*EXERCISE MATERIAL*:

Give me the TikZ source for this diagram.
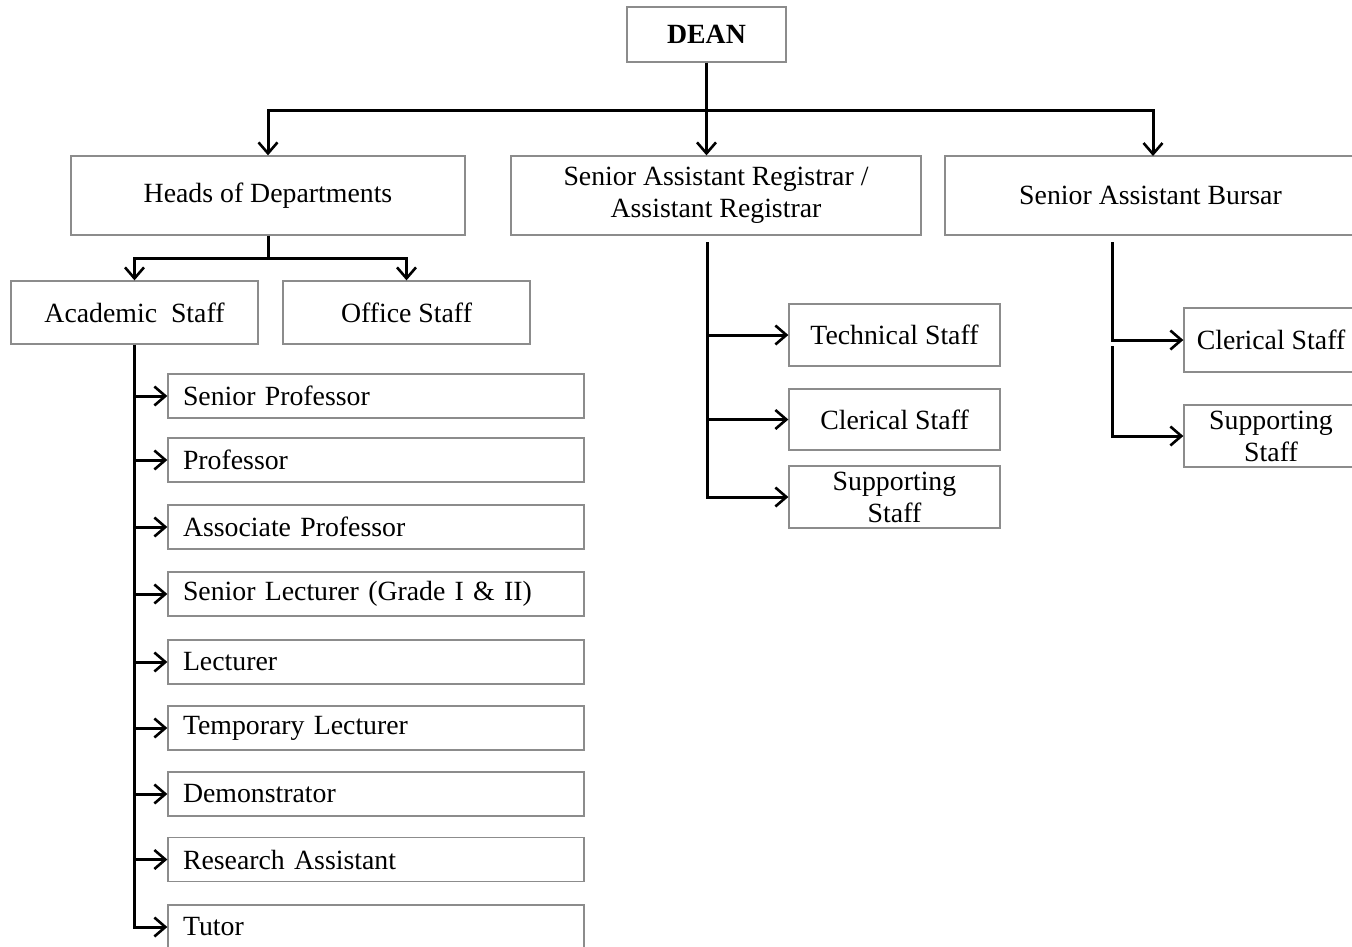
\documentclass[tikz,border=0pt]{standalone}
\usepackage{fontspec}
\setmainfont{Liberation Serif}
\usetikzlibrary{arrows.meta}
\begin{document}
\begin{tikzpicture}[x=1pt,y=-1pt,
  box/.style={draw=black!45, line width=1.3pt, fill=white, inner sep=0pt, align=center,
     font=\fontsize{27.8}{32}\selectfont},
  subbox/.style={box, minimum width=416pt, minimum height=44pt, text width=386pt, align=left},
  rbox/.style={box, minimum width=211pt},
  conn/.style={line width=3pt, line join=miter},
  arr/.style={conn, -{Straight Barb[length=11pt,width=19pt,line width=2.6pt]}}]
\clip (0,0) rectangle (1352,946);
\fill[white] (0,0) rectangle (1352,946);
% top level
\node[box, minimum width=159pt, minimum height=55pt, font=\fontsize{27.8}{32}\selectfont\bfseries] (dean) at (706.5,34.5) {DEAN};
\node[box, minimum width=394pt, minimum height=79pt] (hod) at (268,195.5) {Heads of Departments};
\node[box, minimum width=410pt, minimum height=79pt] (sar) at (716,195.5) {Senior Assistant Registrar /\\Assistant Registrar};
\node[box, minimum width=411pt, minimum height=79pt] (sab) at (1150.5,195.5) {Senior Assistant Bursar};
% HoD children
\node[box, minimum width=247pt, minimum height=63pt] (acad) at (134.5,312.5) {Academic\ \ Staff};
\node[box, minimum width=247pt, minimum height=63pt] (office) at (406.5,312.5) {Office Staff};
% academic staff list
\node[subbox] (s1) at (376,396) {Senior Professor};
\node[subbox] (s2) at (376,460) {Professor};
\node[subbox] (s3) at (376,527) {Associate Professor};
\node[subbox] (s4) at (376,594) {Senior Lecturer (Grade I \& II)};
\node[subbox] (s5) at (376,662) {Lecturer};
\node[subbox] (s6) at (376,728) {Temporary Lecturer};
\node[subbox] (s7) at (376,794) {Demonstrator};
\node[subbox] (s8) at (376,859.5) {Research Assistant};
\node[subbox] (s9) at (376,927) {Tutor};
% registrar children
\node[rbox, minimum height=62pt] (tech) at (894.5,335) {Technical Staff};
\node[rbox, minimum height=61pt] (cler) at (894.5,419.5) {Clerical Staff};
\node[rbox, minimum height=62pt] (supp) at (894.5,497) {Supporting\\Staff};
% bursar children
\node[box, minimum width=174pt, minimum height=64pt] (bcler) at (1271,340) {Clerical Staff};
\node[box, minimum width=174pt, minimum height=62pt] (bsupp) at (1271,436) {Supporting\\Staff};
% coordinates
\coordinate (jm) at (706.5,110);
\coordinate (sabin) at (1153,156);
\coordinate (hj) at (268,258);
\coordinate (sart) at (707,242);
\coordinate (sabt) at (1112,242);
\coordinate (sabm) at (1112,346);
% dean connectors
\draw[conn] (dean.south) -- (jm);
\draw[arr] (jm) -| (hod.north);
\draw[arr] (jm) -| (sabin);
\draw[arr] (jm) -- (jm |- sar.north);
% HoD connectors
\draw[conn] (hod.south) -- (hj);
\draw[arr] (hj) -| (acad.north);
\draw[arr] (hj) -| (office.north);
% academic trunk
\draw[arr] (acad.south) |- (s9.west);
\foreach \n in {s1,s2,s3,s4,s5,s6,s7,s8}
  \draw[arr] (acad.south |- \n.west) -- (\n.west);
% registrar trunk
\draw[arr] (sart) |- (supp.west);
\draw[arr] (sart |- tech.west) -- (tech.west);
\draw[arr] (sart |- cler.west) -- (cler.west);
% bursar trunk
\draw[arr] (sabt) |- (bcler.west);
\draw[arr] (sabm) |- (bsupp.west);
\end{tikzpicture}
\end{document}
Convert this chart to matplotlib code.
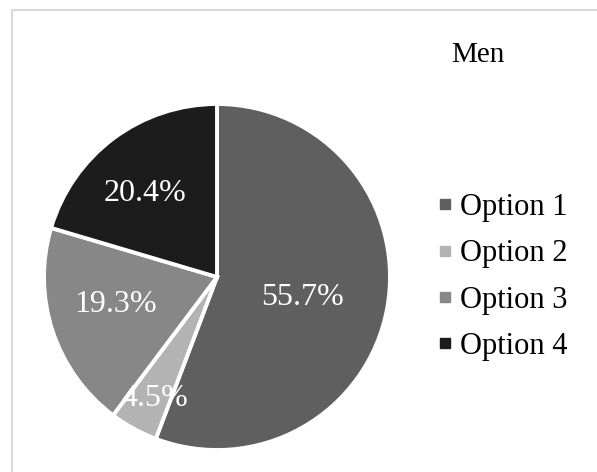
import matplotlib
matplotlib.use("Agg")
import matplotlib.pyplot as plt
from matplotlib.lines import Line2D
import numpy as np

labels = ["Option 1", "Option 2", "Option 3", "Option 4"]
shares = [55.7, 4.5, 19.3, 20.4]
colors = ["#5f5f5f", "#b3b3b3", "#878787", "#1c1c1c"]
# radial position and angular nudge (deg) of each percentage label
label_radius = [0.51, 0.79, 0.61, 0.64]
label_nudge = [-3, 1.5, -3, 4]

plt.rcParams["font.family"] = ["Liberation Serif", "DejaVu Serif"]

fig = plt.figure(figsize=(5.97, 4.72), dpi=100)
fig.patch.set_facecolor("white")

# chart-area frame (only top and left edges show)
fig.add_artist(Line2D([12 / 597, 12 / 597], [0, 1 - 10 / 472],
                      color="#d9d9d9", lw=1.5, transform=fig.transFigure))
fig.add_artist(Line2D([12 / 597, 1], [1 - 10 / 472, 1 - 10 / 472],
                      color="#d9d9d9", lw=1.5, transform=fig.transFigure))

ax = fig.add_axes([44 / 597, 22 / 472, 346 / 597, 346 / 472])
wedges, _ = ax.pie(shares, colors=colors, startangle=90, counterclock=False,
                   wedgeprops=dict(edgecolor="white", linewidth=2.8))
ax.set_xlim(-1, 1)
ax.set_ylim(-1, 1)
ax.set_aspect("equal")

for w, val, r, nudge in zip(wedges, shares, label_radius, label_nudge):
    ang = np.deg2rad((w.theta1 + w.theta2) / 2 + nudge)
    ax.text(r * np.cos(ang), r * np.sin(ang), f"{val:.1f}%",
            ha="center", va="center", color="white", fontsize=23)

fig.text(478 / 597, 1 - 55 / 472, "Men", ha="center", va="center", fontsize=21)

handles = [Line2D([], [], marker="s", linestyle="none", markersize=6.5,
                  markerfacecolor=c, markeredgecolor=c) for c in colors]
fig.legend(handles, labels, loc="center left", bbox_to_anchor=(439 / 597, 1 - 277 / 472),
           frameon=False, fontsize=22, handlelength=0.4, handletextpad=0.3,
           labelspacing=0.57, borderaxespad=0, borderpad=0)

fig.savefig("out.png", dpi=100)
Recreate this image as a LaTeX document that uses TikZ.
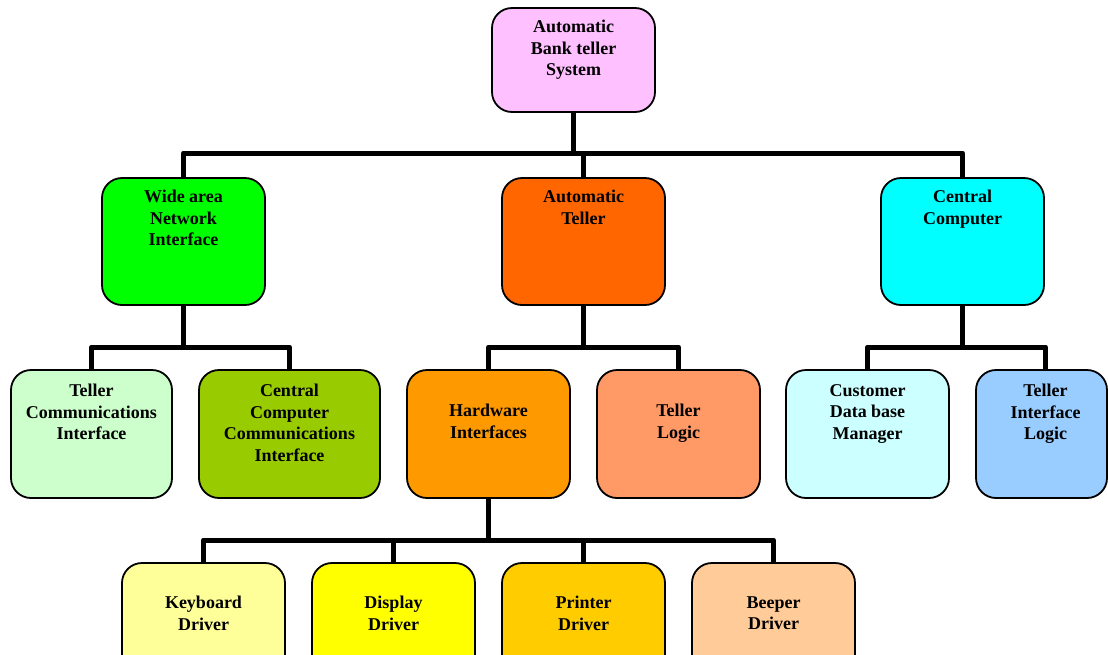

*GIVEN INSTRUCTION*:
Exclude the pictures and transcribe all of the entries exactly.

*RESPONSE BELOW*:
Give me the TikZ source for this diagram.
\documentclass[tikz,border=0pt]{standalone}
\usepackage{fontspec}
\setmainfont{Liberation Serif}
\usetikzlibrary{arrows.meta}
\begin{document}
\begin{tikzpicture}[x=1pt,y=-1pt,
  box/.style={draw=black!45, line width=1.3pt, fill=white, inner sep=0pt, align=center,
     font=\fontsize{27.8}{32}\selectfont},
  subbox/.style={box, minimum width=416pt, minimum height=44pt, text width=386pt, align=left},
  rbox/.style={box, minimum width=211pt},
  conn/.style={line width=3pt, line join=miter},
  arr/.style={conn, -{Straight Barb[length=11pt,width=19pt,line width=2.6pt]}}]
\clip (0,0) rectangle (1352,946);
\fill[white] (0,0) rectangle (1352,946);
% top level
\node[box, minimum width=159pt, minimum height=55pt, font=\fontsize{27.8}{32}\selectfont\bfseries] (dean) at (706.5,34.5) {DEAN};
\node[box, minimum width=394pt, minimum height=79pt] (hod) at (268,195.5) {Heads of Departments};
\node[box, minimum width=410pt, minimum height=79pt] (sar) at (716,195.5) {Senior Assistant Registrar /\\Assistant Registrar};
\node[box, minimum width=411pt, minimum height=79pt] (sab) at (1150.5,195.5) {Senior Assistant Bursar};
% HoD children
\node[box, minimum width=247pt, minimum height=63pt] (acad) at (134.5,312.5) {Academic\ \ Staff};
\node[box, minimum width=247pt, minimum height=63pt] (office) at (406.5,312.5) {Office Staff};
% academic staff list
\node[subbox] (s1) at (376,396) {Senior Professor};
\node[subbox] (s2) at (376,460) {Professor};
\node[subbox] (s3) at (376,527) {Associate Professor};
\node[subbox] (s4) at (376,594) {Senior Lecturer (Grade I \& II)};
\node[subbox] (s5) at (376,662) {Lecturer};
\node[subbox] (s6) at (376,728) {Temporary Lecturer};
\node[subbox] (s7) at (376,794) {Demonstrator};
\node[subbox] (s8) at (376,859.5) {Research Assistant};
\node[subbox] (s9) at (376,927) {Tutor};
% registrar children
\node[rbox, minimum height=62pt] (tech) at (894.5,335) {Technical Staff};
\node[rbox, minimum height=61pt] (cler) at (894.5,419.5) {Clerical Staff};
\node[rbox, minimum height=62pt] (supp) at (894.5,497) {Supporting\\Staff};
% bursar children
\node[box, minimum width=174pt, minimum height=64pt] (bcler) at (1271,340) {Clerical Staff};
\node[box, minimum width=174pt, minimum height=62pt] (bsupp) at (1271,436) {Supporting\\Staff};
% coordinates
\coordinate (jm) at (706.5,110);
\coordinate (sabin) at (1153,156);
\coordinate (hj) at (268,258);
\coordinate (sart) at (707,242);
\coordinate (sabt) at (1112,242);
\coordinate (sabm) at (1112,346);
% dean connectors
\draw[conn] (dean.south) -- (jm);
\draw[arr] (jm) -| (hod.north);
\draw[arr] (jm) -| (sabin);
\draw[arr] (jm) -- (jm |- sar.north);
% HoD connectors
\draw[conn] (hod.south) -- (hj);
\draw[arr] (hj) -| (acad.north);
\draw[arr] (hj) -| (office.north);
% academic trunk
\draw[arr] (acad.south) |- (s9.west);
\foreach \n in {s1,s2,s3,s4,s5,s6,s7,s8}
  \draw[arr] (acad.south |- \n.west) -- (\n.west);
% registrar trunk
\draw[arr] (sart) |- (supp.west);
\draw[arr] (sart |- tech.west) -- (tech.west);
\draw[arr] (sart |- cler.west) -- (cler.west);
% bursar trunk
\draw[arr] (sabt) |- (bcler.west);
\draw[arr] (sabm) |- (bsupp.west);
\end{tikzpicture}
\end{document}
Convert this chart to matplotlib code.
import matplotlib
matplotlib.use("Agg")
import matplotlib.pyplot as plt
from matplotlib.lines import Line2D
import numpy as np

labels = ["Option 1", "Option 2", "Option 3", "Option 4"]
shares = [55.7, 4.5, 19.3, 20.4]
colors = ["#5f5f5f", "#b3b3b3", "#878787", "#1c1c1c"]
# radial position and angular nudge (deg) of each percentage label
label_radius = [0.51, 0.79, 0.61, 0.64]
label_nudge = [-3, 1.5, -3, 4]

plt.rcParams["font.family"] = ["Liberation Serif", "DejaVu Serif"]

fig = plt.figure(figsize=(5.97, 4.72), dpi=100)
fig.patch.set_facecolor("white")

# chart-area frame (only top and left edges show)
fig.add_artist(Line2D([12 / 597, 12 / 597], [0, 1 - 10 / 472],
                      color="#d9d9d9", lw=1.5, transform=fig.transFigure))
fig.add_artist(Line2D([12 / 597, 1], [1 - 10 / 472, 1 - 10 / 472],
                      color="#d9d9d9", lw=1.5, transform=fig.transFigure))

ax = fig.add_axes([44 / 597, 22 / 472, 346 / 597, 346 / 472])
wedges, _ = ax.pie(shares, colors=colors, startangle=90, counterclock=False,
                   wedgeprops=dict(edgecolor="white", linewidth=2.8))
ax.set_xlim(-1, 1)
ax.set_ylim(-1, 1)
ax.set_aspect("equal")

for w, val, r, nudge in zip(wedges, shares, label_radius, label_nudge):
    ang = np.deg2rad((w.theta1 + w.theta2) / 2 + nudge)
    ax.text(r * np.cos(ang), r * np.sin(ang), f"{val:.1f}%",
            ha="center", va="center", color="white", fontsize=23)

fig.text(478 / 597, 1 - 55 / 472, "Men", ha="center", va="center", fontsize=21)

handles = [Line2D([], [], marker="s", linestyle="none", markersize=6.5,
                  markerfacecolor=c, markeredgecolor=c) for c in colors]
fig.legend(handles, labels, loc="center left", bbox_to_anchor=(439 / 597, 1 - 277 / 472),
           frameon=False, fontsize=22, handlelength=0.4, handletextpad=0.3,
           labelspacing=0.57, borderaxespad=0, borderpad=0)

fig.savefig("out.png", dpi=100)
Recreate this image as a LaTeX document that uses TikZ.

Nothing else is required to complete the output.